Штеменко имел все основания констатировать: «Уже 12 августа главные силы механизированных корпусов 6-й гвардейской танковой армии перевалили через Большой Хинган и вырвались на Маньчжурскую равнину. Важнейший естественный рубеж, где японцы могли оказать упорное сопротивление, остался позади. Предстояло продолжать движение на тех же скоростях к центру Маньчжурии, к „объекту № 1“, как тогда называли Мукден». За танкистами последовали и другие части.

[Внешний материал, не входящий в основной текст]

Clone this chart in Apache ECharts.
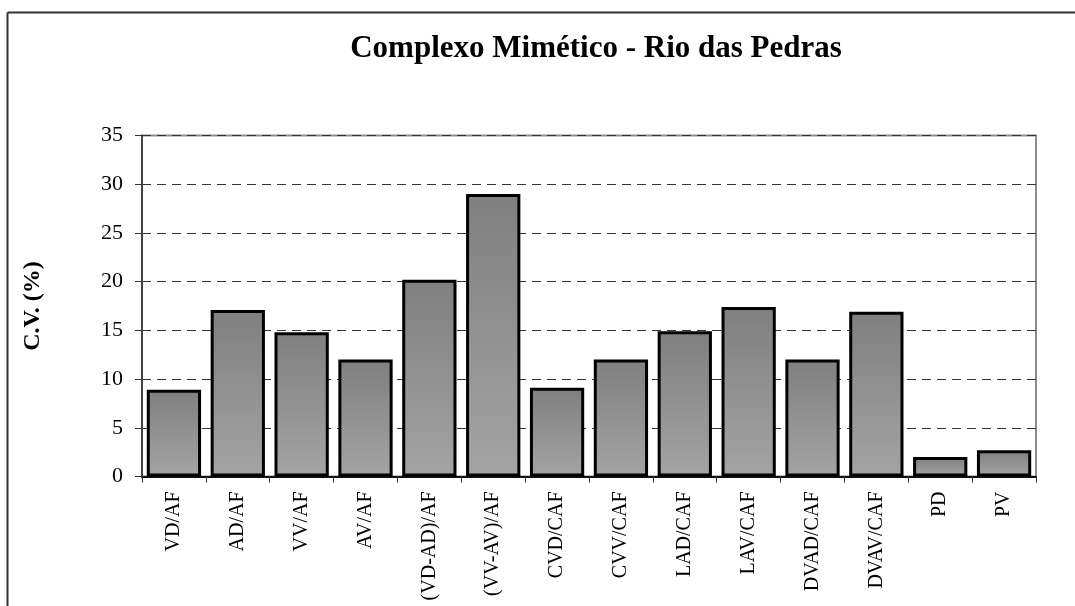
<!DOCTYPE html>
<html>
<head>
<meta charset="utf-8">
<title>Complexo Mimético - Rio das Pedras</title>
<script src="https://cdn.jsdelivr.net/npm/echarts@6/dist/echarts.min.js"></script>
<style>
  html, body { margin: 0; padding: 0; background: #ffffff; }
  #chart { width: 1075px; height: 606px; }
</style>
</head>
<body>
<div id="chart"></div>
<script>
// Categories (ratios) and coefficient of variation values (%)
const categories = [
  'VD/AF', 'AD/AF', 'VV/AF', 'AV/AF', '(VD-AD)/AF', '(VV-AV)/AF',
  'CVD/CAF', 'CVV/CAF', 'LAD/CAF', 'LAV/CAF', 'DVAD/CAF', 'DVAV/CAF',
  'PD', 'PV'
];
const cvValues = [8.9, 17.1, 14.8, 12.0, 20.2, 29.0, 9.1, 12.0, 14.9, 17.4, 12.0, 16.9, 2.0, 2.7];

const titleText = 'Complexo Mimético - Rio das Pedras';
const yAxisName = 'C.V. (%)';

const serif = '"Liberation Serif", "DejaVu Serif", serif';

const chart = echarts.init(document.getElementById('chart'), null, { renderer: 'canvas' });

chart.setOption({
  backgroundColor: '#ffffff',
  animation: false,
  title: {
    text: titleText,
    left: 591,
    textAlign: 'center',
    top: 28,
    textStyle: { fontFamily: serif, fontSize: 31, fontWeight: 'bold', color: '#000' }
  },
  graphic: [
    // outer frame edges (top and left)
    { type: 'line', shape: { x1: 7.5, y1: 12.5, x2: 1075, y2: 12.5 }, style: { stroke: '#333', lineWidth: 2 } },
    { type: 'line', shape: { x1: 7.5, y1: 12.5, x2: 7.5, y2: 606 }, style: { stroke: '#333', lineWidth: 2 } }
  ],
  grid: {
    left: 142,
    right: 39,
    top: 135.5,
    bottom: 129.5,
    show: true,
    borderColor: '#8c8c8c',
    borderWidth: 2,
    containLabel: false
  },
  xAxis: {
    type: 'category',
    data: categories,
    axisLine: { lineStyle: { color: '#111', width: 2 } },
    axisTick: { show: true, length: 6, lineStyle: { color: '#333', width: 1 } },
    axisLabel: {
      rotate: 90,
      margin: 15,
      interval: 0,
      fontFamily: serif,
      fontSize: 20,
      color: '#000'
    },
    splitLine: { show: false }
  },
  yAxis: {
    type: 'value',
    min: 0,
    max: 35,
    interval: 5,
    name: yAxisName,
    nameLocation: 'middle',
    nameGap: 97,
    nameRotate: 90,
    nameTextStyle: { fontFamily: serif, fontSize: 24, fontWeight: 'bold', color: '#000' },
    axisLine: { show: true, lineStyle: { color: '#444', width: 2 } },
    axisTick: { show: true, inside: false, length: 7, lineStyle: { color: '#333', width: 1 } },
    axisLabel: { fontFamily: serif, fontSize: 22, color: '#000', margin: 19 },
    splitLine: { show: true, lineStyle: { color: '#333', type: [9, 6], width: 1 } }
  },
  series: [{
    type: 'bar',
    data: cvValues,
    barCategoryGap: '15%',
    itemStyle: {
      color: new echarts.graphic.LinearGradient(0, 0, 0, 1, [
        { offset: 0, color: '#7f7f7f' },
        { offset: 1, color: '#a4a4a4' }
      ]),
      borderColor: '#000',
      borderWidth: 3
    }
  }]
});
</script>
</body>
</html>
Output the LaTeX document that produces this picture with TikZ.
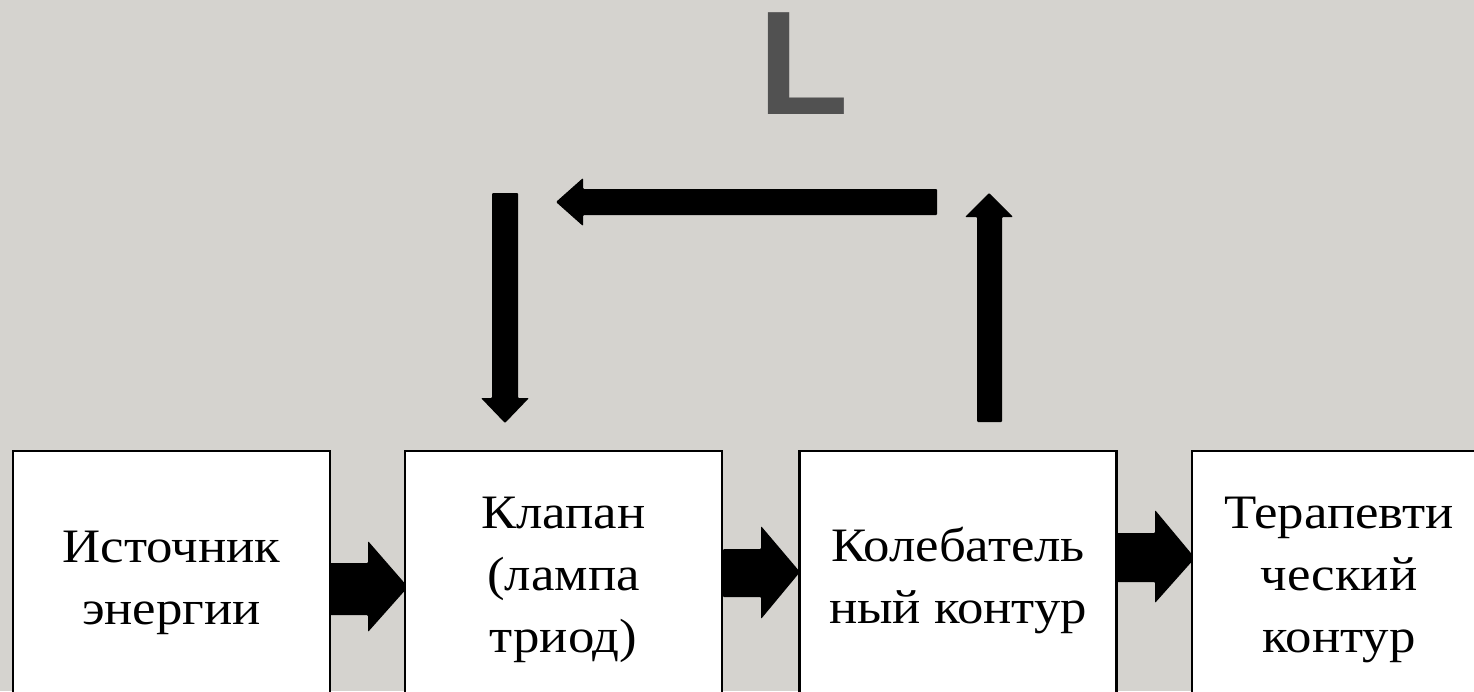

Советские войска продолжали демонстрировать образцы мужества и стойкости, о чем свидетельствовали боевые донесения. «Если бы раньше мне сказал кто-либо, – сообщал командир 1136-го стрелкового полка 338-й стрелковой дивизии 39-й армии полковник Г. Г. Савокин, – что мой полк пройдет по горам и ущельям со скоростью марша до 65 км в сутки, с ограниченным запасом воды и с такой нагрузкой, я бы ни за что не поверил. Великий Суворов был мастером больших переходов, но он водил натренированных солдат, служивших 20–25 лет, а у меня в полку была молодежь 1927 года рождения. Так идти, как мы идем, могут только люди, обладающие высоким моральным духом».